Have you had success with this before?
I have had success with this before but beyond the obvious magazine coverage, it’s always the weirder spin-off stuff that makes it more interesting.  The last time I did this sort of thing I was going to Thailand on a mountain bike trip with a bunch of guys from my local riding group.  We had planned an epic weekend around a local “friends match” and I actually didn’t intend on shooting much. However, as soon as we got to the mountain I met a couple of the event organizers and a writer covering the race and that was that.  I covered the event and the photos were picked up by a UK riding mag and a mountain bike apparel company.  It also turned into 4 more days of shooting stills and video for the apparel maker.

Who are you hoping to pitch this story to?
I’m planning to pitch the story to some of the more general travel adventure mags first: Outside, Afar, Travel + Leisure, Adventure Travel, Lonely Planet, etc. One of these guys would be ideal as they are more generally in my wheelhouse.  If none of them bite however, I’ll move on to the more specific adventure motorcycle rags:  Adventure Rider, Road Runner, Overland Magazine, etc.

 What does your pitch look like?
Basically, I write an email with a hello or an introduction if I don’t know the contact. I include a gripping (but short) narrative summary with a couple of images and then I wait.  I don’t like dropping a pitch on an editor cold if I can help it but the nature of my (non)process is such that I sometimes find myself shooting a story I probably haven’t done before. That being the case, sometimes I find an audience I’ve never been in front of before.  I try to keep it short and sweet and while I like to be friendly, I understand that most editors are swimming in work and I don’t want my pitch to be heavy. If they’re interested they’ll write back…if not, I move on.

Did you have a writer with you, or you wrote all your own content?
Almost every time I’ve gone out with writer we’ve been on assignment.  Since I tend to do these sorts of spec pieces sporadically, almost accidentally, I end up doing my own writing. It’s not that big of a stretch since I tend to journal during my travels anyways and it’s another way of creating a link between my thoughts and experiences and the audience. Interestingly, since there’s another workflow to writing about a trip vs. photographing one, in a circular way this gives me another avenue of relating to an experience while I’m having it.

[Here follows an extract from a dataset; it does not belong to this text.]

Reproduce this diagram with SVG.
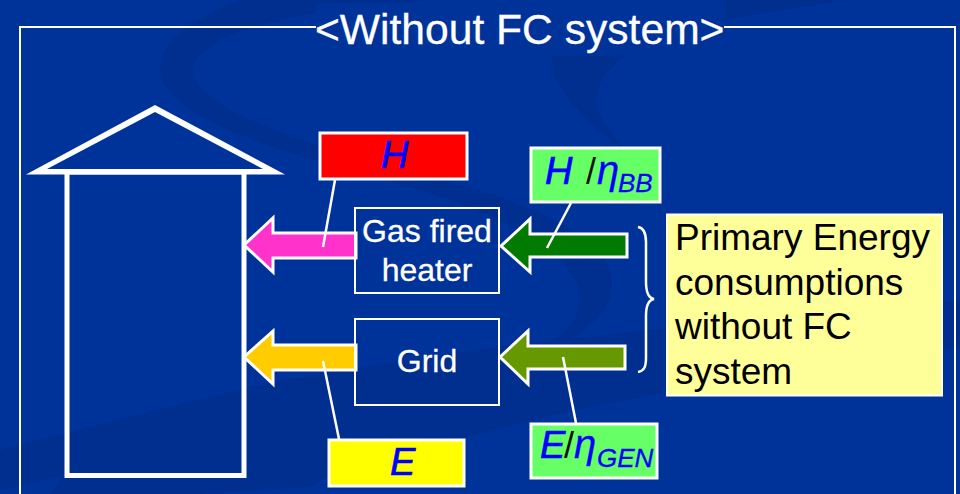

 How do you formulate the story? Do you try and outline something or simply allow it to unfold organically?
Certainly I think it’s important to be familiar with your subject and to have a plan but I also believe, as they say, “strategy is only good until the first shots are fired.”   So in a sense I am a reactionary photographer in that, when I’m interacting with a subject, I not only follow it around as it does whatever it does, I let the mood of the thing inform how I photograph and tell the story.   For example, I photographed a small town, again in Thailand, during a Chinese New Year celebration.  As the day wore on and the festivities developed, things began to get more and more chaotic and fast paced. The drums and gongs turned to a near constant ear-splitting drone and the firecrackers and bigger explosions began to resonate in our bodies.  Soon I began adopting that chaotic energy in the way that I photographed the town.  The result was a series of images that were full of motion, vibrant colors, and portraits instead of the romantic images of a quaint rural town that they had started out to be.  Well, I write and photograph a story in the same way; I let the story describe itself to me. It’s my favorite thing that as I have an experience and let things develop, story eventually begins to take on it’s own form and tell me what it’s meant to be.